O filme equilibra a poesia das imagens reais presentes na natureza com a denúncia silenciosa do abandono. Com locações reais, elenco sensível e uma estética visual rigorosa, O Silêncio das Ostras retrata um Brasil ferido, mas também resistente.
“A gente se retroalimentava da realidade o tempo todo, mesmo numa trama ficcional”, comenta Pimentel. “Havia um jogo constante entre os corpos e os espaços. Filmávamos com crianças, animais, natureza viva. Apesar de termos um roteiro definido, nos permitimos mudar. Incorporamos o que o espaço nos oferecia. É um filme que se construiu em contato direto com a realidade. Filmamos o caminho da lama, reconstruímos cenários baseados nos desastres. O cinema permite isso: esculpir a história à medida que ela vai acontecendo.”
Pimentel também destaca a importância de registrar espaços em desaparecimento. “Filmamos em 2022 e, de lá para cá, algumas montanhas já não existem mais. A gente precisa lembrar que essas tragédias aconteceram. O Silêncio das Ostras é uma luta contra o esquecimento e contra a naturalização do desastre,” diz
Mais do que um retrato das tragédias, o filme é um alerta para que não se esqueça — e não se repita. “A luta é para que deixemos de ter montanhas que viram memória. Que parem de existir categorias como ‘ex-montanha’”, desabafa o diretor.

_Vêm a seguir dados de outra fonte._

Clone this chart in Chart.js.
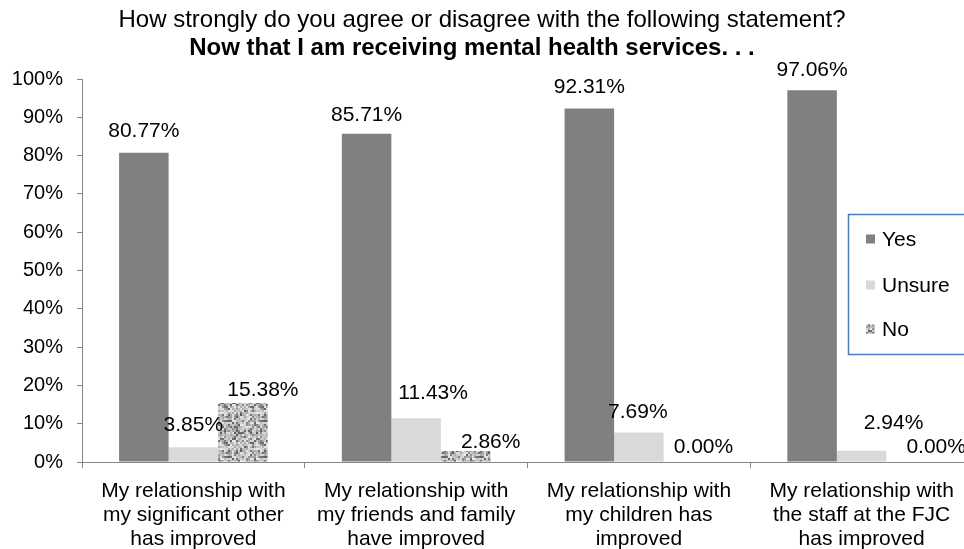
<!DOCTYPE html>
<html>
<head>
<meta charset="utf-8">
<script src="https://cdn.jsdelivr.net/npm/chart.js@4"></script>
<style>
  body { margin: 0; overflow: hidden; background: #fff; }
  #wrap { position: relative; width: 964px; height: 549px; overflow: hidden; }
  canvas { position: absolute; left: 0; top: 0; }
</style>
</head>
<body>
<div id="wrap"><canvas id="grafica" width="980" height="549"></canvas></div>
<script>
const categorias = [
    ['My relationship with', 'my significant other', 'has improved'],
    ['My relationship with', 'my friends and family', 'have improved'],
    ['My relationship with', 'my children has', 'improved'],
    ['My relationship with', 'the staff at the FJC', 'has improved']
];
const si = [80.77, 85.71, 92.31, 97.06];
const noSeguro = [3.85, 11.43, 7.69, 2.94];
const no = [15.38, 2.86, 0.00, 0.00];
const nombresSeries = ['Yes', 'Unsure', 'No'];
const ticksY = [0, 10, 20, 30, 40, 50, 60, 70, 80, 90, 100];

// small nudges for the data labels, [dx, dy] per series and category
const ajustes = [
    [[0, 0], [0, 2], [0, 0], [0, 1]],
    [[0, -1], [17, -4], [-1, 1], [32, -7]],
    [[20, 8], [25, 12], [15, 6], [25, 6]]
];

const FUENTE = '"Liberation Sans", Arial, sans-serif';

// textura gris tipo ruido para la serie "No"
const hacerTextura = () => {
    const base = document.createElement('canvas');
    base.width = 36; base.height = 36;
    const g = base.getContext('2d');
    let semilla = 98765;
    const sig = () => { semilla = (semilla * 1103515245 + 12345) % 2147483648; return semilla / 2147483648; };
    for (let y = 0; y < 36; y += 2) {
        for (let x = 0; x < 36; x += 2) {
            const r = sig();
            const v = r < 0.25 ? Math.floor(90 + sig() * 60) : Math.floor(165 + sig() * 70);
            g.fillStyle = 'rgb(' + v + ',' + v + ',' + v + ')';
            g.fillRect(x, y, 2, 2);
        }
    }
    const c = document.createElement('canvas');
    c.width = 36; c.height = 36;
    const g2 = c.getContext('2d');
    g2.filter = 'blur(0.7px)';
    for (let dx = -36; dx <= 36; dx += 36) {
        for (let dy = -36; dy <= 36; dy += 36) g2.drawImage(base, dx, dy);
    }
    return g2.createPattern(c, 'repeat');
};
const textura = hacerTextura();
const colores = ['#808080', '#d9d9d9', textura];

const tituloPlugin = {
    id: 'titulo',
    afterDraw(chart) {
        const ctx = chart.ctx;
        ctx.save();
        ctx.fillStyle = '#000';
        ctx.textAlign = 'center';
        ctx.textBaseline = 'middle';
        ctx.font = '24px ' + FUENTE;
        ctx.fillText('How strongly do you agree or disagree with the following statement?', 482, 20);
        ctx.font = 'bold 24px ' + FUENTE;
        ctx.fillText('Now that I am receiving mental health services. . .', 472, 48.5);
        ctx.restore();
    }
};

const etiquetasPlugin = {
    id: 'etiquetas',
    afterDatasetsDraw(chart) {
        const ctx = chart.ctx;
        ctx.save();
        ctx.fillStyle = '#000';
        ctx.font = '21px ' + FUENTE;
        ctx.textAlign = 'center';
        ctx.textBaseline = 'middle';
        chart.data.datasets.forEach((ds, i) => {
            const meta = chart.getDatasetMeta(i);
            meta.data.forEach((bar, j) => {
                const a = ajustes[i][j];
                ctx.fillText(ds.data[j].toFixed(2) + '%', bar.x + a[0], bar.y - 21 + a[1]);
            });
        });
        ctx.restore();
    }
};

const leyendaPlugin = {
    id: 'leyenda',
    afterDraw(chart) {
        const ctx = chart.ctx;
        ctx.save();
        ctx.fillStyle = '#fff';
        ctx.fillRect(848, 214, 140, 140);
        ctx.strokeStyle = '#4a7ebb';
        ctx.lineWidth = 1.5;
        ctx.strokeRect(848.5, 214.5, 140, 140);
        const ys = [239, 285, 329];
        ctx.font = '21px ' + FUENTE;
        ctx.textBaseline = 'middle';
        ctx.textAlign = 'left';
        nombresSeries.forEach((n, i) => {
            ctx.fillStyle = colores[i];
            ctx.fillRect(866, ys[i] - 4.5, 9, 9);
            ctx.fillStyle = '#000';
            ctx.fillText(n, 882, ys[i] + 1);
        });
        ctx.restore();
    }
};

const init = () => {
    const ctx = document.getElementById('grafica');
    new Chart(ctx, {
        type: 'bar',
        data: {
            labels: categorias,
            datasets: [si, noSeguro, no].map((d, i) => ({
                label: nombresSeries[i],
                data: d,
                backgroundColor: colores[i],
                borderWidth: 0,
                categoryPercentage: 0.667,
                barPercentage: 1
            }))
        },
        options: {
            responsive: false,
            animation: false,
            layout: { padding: { top: 79, right: 7, left: 0, bottom: 0 } },
            plugins: { legend: { display: false }, tooltip: { enabled: false }, title: { display: false } },
            scales: {
                y: {
                    min: 0,
                    max: 100,
                    afterBuildTicks: (s) => { s.ticks = ticksY.map(v => ({ value: v })); },
                    afterFit: (s) => { s.width = 82; },
                    ticks: {
                        callback: (v) => v + '%',
                        color: '#000',
                        font: { family: FUENTE, size: 20 },
                        padding: 14
                    },
                    grid: { drawOnChartArea: false, drawTicks: true, tickLength: 5, color: '#868686' },
                    border: { color: '#868686', width: 1 }
                },
                x: {
                    afterFit: (s) => { s.height = 87; },
                    ticks: {
                        color: '#000',
                        font: { family: FUENTE, size: 21, lineHeight: 1.143 },
                        maxRotation: 0,
                        autoSkip: false,
                        padding: 11
                    },
                    grid: { drawOnChartArea: false, drawTicks: true, tickLength: 6, color: '#868686', offset: true },
                    border: { color: '#868686', width: 1 }
                }
            }
        },
        plugins: [tituloPlugin, etiquetasPlugin, leyendaPlugin]
    });
};

init();
</script>
</body>
</html>
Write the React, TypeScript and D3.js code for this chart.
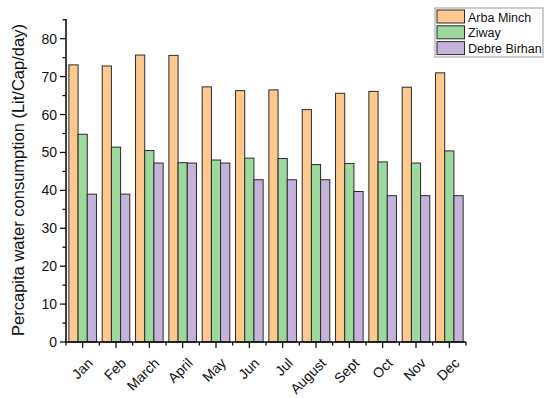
import { useEffect, useRef } from 'react';
import * as d3 from 'd3';

const months = ['Jan', 'Feb', 'March', 'April', 'May', 'Jun', 'Jul', 'August', 'Sept', 'Oct', 'Nov', 'Dec'];
const seriesNames = ['Arba Minch', 'Ziway', 'Debre Birhan'];
const arbaMinch = [73.1, 72.8, 75.7, 75.6, 67.3, 66.3, 66.5, 61.3, 65.6, 66.1, 67.2, 71.0];
const ziway = [54.8, 51.4, 50.5, 47.3, 48.0, 48.5, 48.4, 46.8, 47.1, 47.5, 47.2, 50.4];
const debreBirhan = [39.0, 39.0, 47.2, 47.2, 47.2, 42.8, 42.8, 42.8, 39.7, 38.6, 38.6, 38.6];
const yTicks = [0, 10, 20, 30, 40, 50, 60, 70, 80];
const colors = ['#fec98f', '#9dd89c', '#c6b3db'];

const W = 550;
const H = 398;
const margin = { left: 66, right: 84, top: 19, bottom: 56 };

function App() {
  const svgRef = useRef<SVGSVGElement>(null);

  useEffect(() => {
    if (svgRef.current === null) return;
    const svg = d3.select(svgRef.current);
    svg.selectAll('*').remove();

    const graphWidth = W - margin.left - margin.right;
    const graphHeight = H - margin.top - margin.bottom;
    const font = 'Arial, "Liberation Sans", sans-serif';

    const x = d3.scaleBand().domain(months).range([0, graphWidth]).padding(0);
    const inner = d3.scaleBand().domain(seriesNames).range([0, 27.6]);
    const y = d3.scaleLinear().domain([0, 85.2]).range([graphHeight, 0]);

    const body = svg.append('g').attr('transform', `translate(${margin.left},${margin.top})`);

    const all = [arbaMinch, ziway, debreBirhan];
    const offset = (x.bandwidth() - 27.6) / 2;

    months.forEach((m, i) => {
      seriesNames.forEach((s, j) => {
        const v = all[j][i];
        body.append('rect')
          .attr('x', (x(m) || 0) + offset + (inner(s) || 0))
          .attr('y', y(v))
          .attr('width', inner.bandwidth())
          .attr('height', graphHeight - y(v))
          .attr('fill', colors[j])
          .attr('stroke', '#2b2b2b')
          .attr('stroke-width', 1);
      });
    });

    // y axis
    const yAxis = body.append('g');
    yAxis.append('line')
      .attr('x1', 0).attr('x2', 0).attr('y1', 0).attr('y2', graphHeight)
      .attr('stroke', '#000').attr('stroke-width', 1.5);
    d3.range(0, 86, 5).forEach((t) => {
      const major = t % 10 === 0;
      yAxis.append('line')
        .attr('x1', 0).attr('x2', major ? -6 : -3.5)
        .attr('y1', y(t)).attr('y2', y(t))
        .attr('stroke', '#000').attr('stroke-width', 1.2);
    });
    yTicks.forEach((t) => {
      yAxis.append('text')
        .attr('x', -9).attr('y', y(t)).attr('dy', '0.36em')
        .attr('text-anchor', 'end')
        .attr('font-family', font).attr('font-size', 14)
        .attr('fill', '#111')
        .text(t);
    });

    // x axis
    const xAxis = body.append('g').attr('transform', `translate(0,${graphHeight})`);
    xAxis.append('line')
      .attr('x1', 0).attr('x2', graphWidth).attr('y1', 0).attr('y2', 0)
      .attr('stroke', '#000').attr('stroke-width', 1.5);
    months.forEach((m) => {
      const cx = (x(m) || 0) + x.bandwidth() / 2;
      xAxis.append('line')
        .attr('x1', cx).attr('x2', cx).attr('y1', 0).attr('y2', 6)
        .attr('stroke', '#000').attr('stroke-width', 1.2);
      xAxis.append('text')
        .attr('transform', `translate(${cx + 11},${22}) rotate(-45)`)
        .attr('text-anchor', 'end')
        .attr('font-family', font).attr('font-size', 14)
        .attr('fill', '#111')
        .text(m);
    });
    months.concat(['']).forEach((_, i) => {
      const bx = i * x.bandwidth();
      xAxis.append('line')
        .attr('x1', bx).attr('x2', bx).attr('y1', 0).attr('y2', 3.5)
        .attr('stroke', '#000').attr('stroke-width', 1.2);
    });

    // y label
    svg.append('text')
      .attr('transform', `translate(24,180) rotate(-90)`)
      .attr('text-anchor', 'middle')
      .attr('font-family', font).attr('font-size', 16.5)
      .attr('fill', '#111')
      .text('Percapita water consumption (Lit/Cap/day)');

    // legend
    const legend = svg.append('g').attr('transform', 'translate(435,8)');
    legend.append('rect')
      .attr('x', 0).attr('y', 0).attr('width', 108).attr('height', 49)
      .attr('fill', '#fff').attr('stroke', '#999').attr('stroke-width', 1);
    seriesNames.forEach((s, j) => {
      legend.append('rect')
        .attr('x', 2).attr('y', 2 + j * 15.8).attr('width', 27.5).attr('height', 13)
        .attr('fill', colors[j]).attr('stroke', '#2b2b2b').attr('stroke-width', 1);
      legend.append('text')
        .attr('x', 33).attr('y', 9 + j * 15.8).attr('dy', '0.36em')
        .attr('font-family', font).attr('font-size', 12.5)
        .attr('fill', '#111')
        .text(s);
    });
  }, []);

  return (
    <svg
      ref={svgRef}
      width={W}
      height={H}
      style={{ position: 'absolute', left: 0, top: 0, background: '#fff' }}
    />
  );
}

export default App;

Bárbara Colen reforça a necessidade de sensibilizar as novas gerações: “Tem uma garotada aí que talvez não tenha memória direta do que aconteceu. Mas é uma geração que vai viver ainda mais intensamente as mudanças climáticas. Eu penso no meu filho, que tem dois anos, e me pergunto: que mundo ele vai encontrar? Esse filme é um alerta, um pedido de ação.”